In the 1950s the Soviet Union began a large-scale program to replace steam locomotives with diesel and electric traction. As domestic production of diesel shunting locomotives was just beginning, the decision was made to import such locomotives from Czechoslovakia and Hungarian People's Republic. Ganz-MÁVAG thus began work on a derivative of their successful DVM-2 design, modifying it to meet Soviet specifications, and in 1956 a prototype of the new locomotive was tested on the Moscow-Kursk-Donbass Railway.

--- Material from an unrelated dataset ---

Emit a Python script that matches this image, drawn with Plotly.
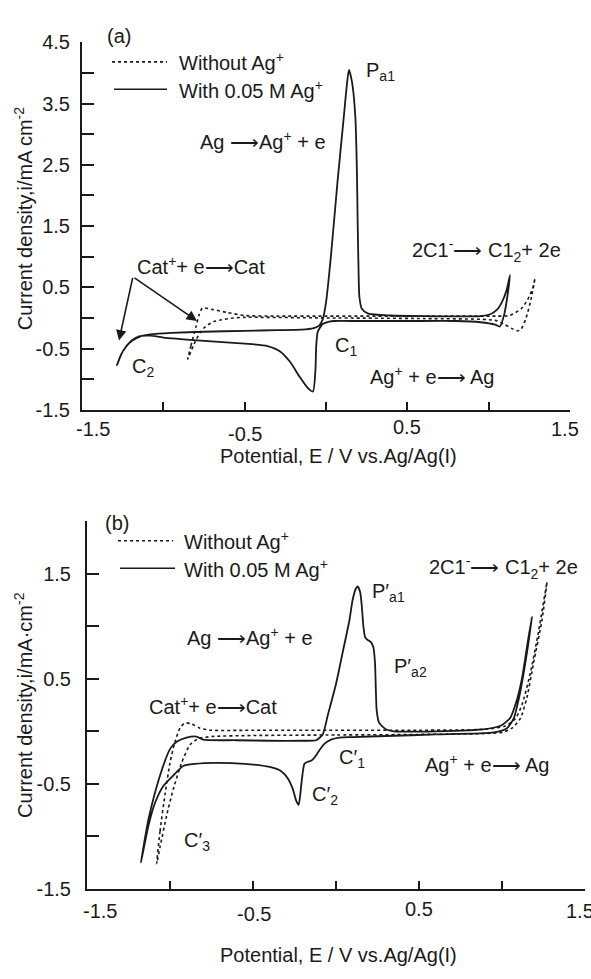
import plotly.graph_objects as go

W, H = 591, 979

# ---------------- Panel (a) data ----------------
E_a_without = [-0.85, -0.83, -0.80, -0.78, -0.76, -0.70, -0.61, -0.50, -0.30, 0.00, 0.50, 0.90,
               1.05, 1.13, 1.20, 1.24, 1.27, 1.285,
               1.26, 1.23, 1.20, 1.18, 1.14, 1.10, 1.04, 0.60, 0.00, -0.50, -0.57, -0.64, -0.69,
               -0.74, -0.77, -0.81, -0.85]
i_a_without = [-0.67, -0.45, -0.15, 0.05, 0.16, 0.14, 0.09, 0.04, 0.03, 0.03, 0.03, 0.03,
               0.03, 0.04, 0.15, 0.30, 0.48, 0.65,
               0.30, 0.00, -0.18, -0.21, -0.17, -0.11, -0.04, -0.01, 0.00, 0.01, 0.00, -0.03, -0.06,
               -0.14, -0.22, -0.42, -0.67]

E_a_with = [-1.285, -1.26, -1.23, -1.19, -1.14, -1.08, -0.95, -0.75, -0.50, -0.30, -0.15, -0.08,
            -0.04, -0.02, 0.00, 0.03, 0.07, 0.11, 0.13, 0.141, 0.16, 0.18, 0.19, 0.195, 0.20,
            0.205, 0.22, 0.26, 0.40, 0.60, 0.80, 0.95, 1.01, 1.05, 1.08, 1.11, 1.131,
            1.115, 1.095, 1.069, 1.04, 0.95, 0.80, 0.50, 0.20, 0.05, 0.02, -0.02, -0.05, -0.06,
            -0.065, -0.08, -0.11, -0.16, -0.22, -0.28, -0.36, -0.50, -0.77, -1.00, -1.08, -1.15,
            -1.20, -1.25, -1.285]
i_a_with = [-0.77, -0.60, -0.47, -0.37, -0.30, -0.27, -0.245, -0.225, -0.21, -0.20, -0.19, -0.17,
            -0.12, -0.02, 0.25, 1.00, 2.20, 3.30, 3.85, 4.05, 3.85, 3.30, 2.40, 1.50, 0.80,
            0.35, 0.15, 0.07, 0.04, 0.03, 0.025, 0.03, 0.06, 0.13, 0.25, 0.45, 0.70,
            0.35, 0.05, -0.14, -0.11, -0.07, -0.05, -0.05, -0.05, -0.05, -0.06, -0.10, -0.22, -0.45,
            -0.85, -1.20, -1.15, -0.97, -0.72, -0.55, -0.46, -0.42, -0.37, -0.32, -0.29, -0.30,
            -0.38, -0.55, -0.77]

# ---------------- Panel (b) data ----------------
E_b_without = [-1.08, -1.06, -1.03, -1.00, -0.97, -0.94, -0.91, -0.87, -0.82, -0.75, -0.50, 0.00,
               0.50, 0.90, 1.02, 1.08, 1.12, 1.17, 1.22, 1.271,
               1.24, 1.19, 1.15, 1.11, 1.06, 1.00, 0.50, 0.00, -0.50, -0.75, -0.83, -0.88,
               -0.93, -0.98, -1.02, -1.06, -1.08]
i_b_without = [-1.26, -0.95, -0.60, -0.30, -0.10, 0.03, 0.08, 0.07, 0.03, 0.01, 0.01, 0.01,
               0.01, 0.02, 0.05, 0.12, 0.25, 0.55, 0.95, 1.42,
               1.05, 0.65, 0.32, 0.12, 0.03, -0.01, -0.03, -0.035, -0.04, -0.05, -0.07, -0.13,
               -0.30, -0.55, -0.80, -1.10, -1.26]

E_b_with = [-1.175, -1.13, -1.06, -1.00, -0.96, -0.90, -0.84, -0.80, -0.60, -0.40, -0.20, -0.12,
            -0.08, -0.05, 0.00, 0.04, 0.08, 0.10, 0.12, 0.13, 0.145, 0.155, 0.165, 0.175, 0.19,
            0.21, 0.225, 0.235, 0.24, 0.245, 0.26, 0.30, 0.35, 0.60, 0.90, 1.00, 1.05, 1.09,
            1.12, 1.15, 1.18,
            1.16, 1.13, 1.10, 1.07, 1.03, 0.95, 0.60, 0.30, 0.10, 0.02, -0.03, -0.07, -0.10,
            -0.13, -0.15, -0.17, -0.19, -0.205, -0.215, -0.225, -0.24, -0.26, -0.29, -0.33,
            -0.40, -0.55, -0.72, -0.85, -0.92, -0.98, -1.04, -1.09, -1.13, -1.175]
i_b_with = [-1.25, -0.84, -0.42, -0.17, -0.10, -0.06, -0.05, -0.08, -0.085, -0.09, -0.09, -0.085,
            -0.03, 0.15, 0.45, 0.75, 1.05, 1.25, 1.36, 1.38, 1.33, 1.20, 1.00, 0.90, 0.87,
            0.85, 0.80, 0.65, 0.40, 0.20, 0.08, 0.02, 0.00, 0.00, 0.02, 0.06, 0.13, 0.30,
            0.50, 0.80, 1.09,
            0.85, 0.55, 0.30, 0.12, 0.03, -0.01, -0.03, -0.045, -0.055, -0.06, -0.08, -0.12, -0.18,
            -0.25, -0.28, -0.29, -0.31, -0.45, -0.60, -0.70, -0.66, -0.55, -0.45, -0.38,
            -0.34, -0.31, -0.30, -0.31, -0.33, -0.42, -0.52, -0.68, -0.90, -1.25]

# tick labels
x_ticklabels = ["-1.5", "-0.5", "0.5", "1.5"]
x_ticklabel_vals = [-1.5, -0.5, 0.5, 1.5]
ya_vals = [-1.5 + 0.5 * k for k in range(13)]
yb_vals = [-1.5 + 0.5 * k for k in range(7)]

FONT = "Liberation Sans, Arial, sans-serif"
INK = "#1a1a1a"
FS = 20

def px(x):
    return x / W

def py(y):
    return 1 - y / H

fig = go.Figure()
line_solid = dict(color=INK, width=1.8, shape="spline", smoothing=0.6)
line_dot = dict(color=INK, width=1.6, dash="dot", shape="spline", smoothing=0.6)

fig.add_trace(go.Scatter(x=E_a_without, y=i_a_without, mode="lines", line=line_dot,
                         xaxis="x", yaxis="y", name="Without Ag+", showlegend=False))
fig.add_trace(go.Scatter(x=E_a_with, y=i_a_with, mode="lines", line=line_solid,
                         xaxis="x", yaxis="y", name="With 0.05 M Ag+", showlegend=False))
fig.add_trace(go.Scatter(x=E_b_without, y=i_b_without, mode="lines", line=line_dot,
                         xaxis="x2", yaxis="y2", name="Without Ag+", showlegend=False))
fig.add_trace(go.Scatter(x=E_b_with, y=i_b_with, mode="lines", line=line_solid,
                         xaxis="x2", yaxis="y2", name="With 0.05 M Ag+", showlegend=False))

def fmt(v):
    return f"{v:.1f}"

ya_text = [fmt(v) if k % 2 == 0 else "" for k, v in enumerate(ya_vals)]
yb_text = [fmt(v) if k % 2 == 0 else "" for k, v in enumerate(yb_vals)]

axis_common = dict(showline=True, linewidth=2, linecolor=INK, showgrid=False, zeroline=False,
                   mirror=False, tickcolor=INK, ticks="inside",
                   tickfont=dict(family=FONT, size=FS, color=INK))

fig.update_layout(
    width=W, height=H, margin=dict(l=0, r=0, t=0, b=0),
    paper_bgcolor="white", plot_bgcolor="white",
    font=dict(family=FONT, size=FS, color=INK),
    xaxis=dict(axis_common, domain=[px(82), px(570)], range=[-1.5, 1.5], anchor="y",
               tickvals=[-1, -0.5, 0, 0.5, 1], showticklabels=False, ticklen=8, tickwidth=1.5),
    yaxis=dict(axis_common, domain=[py(408), py(32)], range=[-1.5, 4.5], anchor="x",
               tickvals=ya_vals, ticktext=ya_text, ticklen=12, tickwidth=1.5, ticklabelstandoff=6),
    xaxis2=dict(axis_common, domain=[px(87), px(585)], range=[-1.5, 1.5], anchor="y2",
                tickvals=[-1, -0.5, 0, 0.5, 1], showticklabels=False, ticklen=8, tickwidth=1.5),
    yaxis2=dict(axis_common, domain=[py(898), py(522)], range=[-1.5, 2.0], anchor="x2",
                tickvals=yb_vals, ticktext=yb_text, ticklen=12, tickwidth=1.5, ticklabelstandoff=10),
)

ann = []

def txt(text, x, y, xanchor="left", size=FS, **kw):
    ann.append(dict(text=text, x=px(x), y=py(y), xref="paper", yref="paper",
                    xanchor=xanchor, yanchor="middle", showarrow=False,
                    font=dict(family=FONT, size=size, color=INK), **kw))

# x tick labels (placed on the data axes)
for lab, v, dx, dy in zip(x_ticklabels, x_ticklabel_vals, [11, 0, 0, -5], [-19, -24, -17, -19]):
    ann.append(dict(text=lab, x=v, y=-1.5, xref="x", yref="y", xanchor="center", yanchor="middle",
                    xshift=dx, yshift=dy, showarrow=False, font=dict(family=FONT, size=FS, color=INK)))
for lab, v, dx, dy in zip(x_ticklabels, x_ticklabel_vals, [13, 1, 0, -5], [-22, -25, -20, -22]):
    ann.append(dict(text=lab, x=v, y=-1.5, xref="x2", yref="y2", xanchor="center", yanchor="middle",
                    xshift=dx, yshift=dy, showarrow=False, font=dict(family=FONT, size=FS, color=INK)))

# axis titles
txt("Potential, E / V vs.Ag/Ag(I)", 338, 455, xanchor="center")
txt("Potential, E / V vs.Ag/Ag(I)", 338, 966, xanchor="center")
txt("Current density,i/mA cm<sup>-2</sup>", 23, 213, xanchor="center", textangle=-90)
txt("Current density,i/mA·cm<sup>-2</sup>", 23, 710, xanchor="center", textangle=-90)

# panel (a) labels
txt("(a)", 105, 26)
txt("Without Ag<sup>+</sup>", 177, 52)
txt("With 0.05 M Ag<sup>+</sup>", 177, 80)
txt("Ag ⟶Ag<sup>+</sup> + e", 198, 132)
txt("P<sub>a1</sub>", 364, 62)
txt("2C1<sup>-</sup>⟶ C1<sub>2</sub>+ 2e", 410, 245)
txt("C<sub>1</sub>", 333, 343)
txt("Ag<sup>+</sup> + e⟶ Ag", 368, 373)
txt("Cat<sup>+</sup>+ e⟶Cat", 135, 260)
txt("C<sub>2</sub>", 130, 365)

# panel (b) labels
txt("(b)", 103, 524)
txt("Without Ag<sup>+</sup>", 182, 542)
txt("With 0.05 M Ag<sup>+</sup>", 182, 570)
txt("Ag ⟶Ag<sup>+</sup> + e", 185, 640)
txt("2C1<sup>-</sup>⟶ C1<sub>2</sub>+ 2e", 427, 569)
txt("P′<sub>a1</sub>", 370, 595)
txt("P′<sub>a2</sub>", 392, 672)
txt("Cat<sup>+</sup>+ e⟶Cat", 147, 710)
txt("C′<sub>3</sub>", 182, 850)
txt("C′<sub>1</sub>", 337, 765)
txt("C′<sub>2</sub>", 310, 803)
txt("Ag<sup>+</sup> + e⟶ Ag", 423, 770)

# arrows (a)
for hx, hy in [(119, 337), (197, 317)]:
    ann.append(dict(text="", x=px(hx), y=py(hy), xref="paper", yref="paper",
                    ax=133 - hx, ay=273 - hy, axref="pixel", ayref="pixel",
                    showarrow=True, arrowhead=2, arrowsize=1.3, arrowwidth=1.6, arrowcolor=INK))

fig.update_layout(annotations=ann)

# legend sample lines
shapes = []
for (x0, x1, y, dash) in [(112, 167, 52, "dot"), (114, 167, 80, "solid"),
                          (118, 173, 542, "dot"), (120, 175, 570, "solid")]:
    shapes.append(dict(type="line", xref="paper", yref="paper", x0=px(x0), x1=px(x1),
                       y0=py(y), y1=py(y), line=dict(color=INK, width=1.6, dash=dash)))
fig.update_layout(shapes=shapes)

fig.write_html("out.html", config={"displayModeBar": False},
               post_script="document.body.style.margin='0';document.body.style.overflow='hidden';")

After some further refinement, Ganz began deliveries to the Soviet Railways in 1958, who assigned the new locomotive the ВМЭ1 (VME1) class designation (В = венгерский, "Hungarian"; М = маневровый, "shunter", Э = электропередача, "electric transmission" 1 = first class of this category).

The first VME1-class locomotives to be delivered to the USSR were put into service in Leningrad to shunt passenger trains, as they were not powerful enough to work heavy freight trains. 310 units were delivered between 1958 and 1965, and they found work all over the USSR. On the Baltic Railway (encompassing the Estonian, Latvian and Lithuanian SSRs), they were used to haul light, local passenger trains around Tallinn and Riga, in addition to shunting. Some units were assigned to various railway lines in the Byelorussian, Moldavian and Ukrainian Soviet Socialist Republics.

The first VME1 locomotives were delivered to the Belarusian division of the Soviet Railways in May 1960, when VME1-040 and VME1-042 were assigned to the Minsk locomotive depot. Two more, VME1-047 and VME1-049, were assigned to the Gomel locomotive depot in June of the same year, and VME1-127 was assigned to the Brest depot in September 1961, and after a three-year pause, over 50 more were assigned to Belarusian depots.

In 1964 the SZhD received three very similar locomotives of works type DVM-7, which were designated ВМЭ2 (VME2) class; these had the same prime mover as the DVM-4, but upgraded to produce 589.4 kW.

In 1968, VME1-024 was refitted with asynchronous traction motors and AC transmissions, and was reclassified ВМЭ1А (VME1A).

Most of the VME1 were retired between 1975 and 1985. VME1-043 is preserved at the railway museum at Saint Petersburg's Warsaw Station.

==North Korea==
Fourteen DVM4 locomotives, identical to the Soviet Railways' VME1, were delivered new by Ganz to the Korean State Railway of North Korea in 1964; these were numbered 150 to 164. At least four were rebuilt at an unknown time by the Kim Chong-t'ae Electric Locomotive Works in P'yŏngyang, converting them to 3,000 V DC electric operation by removing the Diesel engine and adding a pantograph for current collection. In some cases they have retained their original numbers, but at least one has received an out-of-sequence number (001). Whether any of these locomotives is still operational in unrebuilt Diesel-powered form is unknown, but at least two of the converted electrics are still in use. Two liveries are known to have been applied to these locomotives: the standard light blue over dark green, and overall light blue with yellow lightning stripe.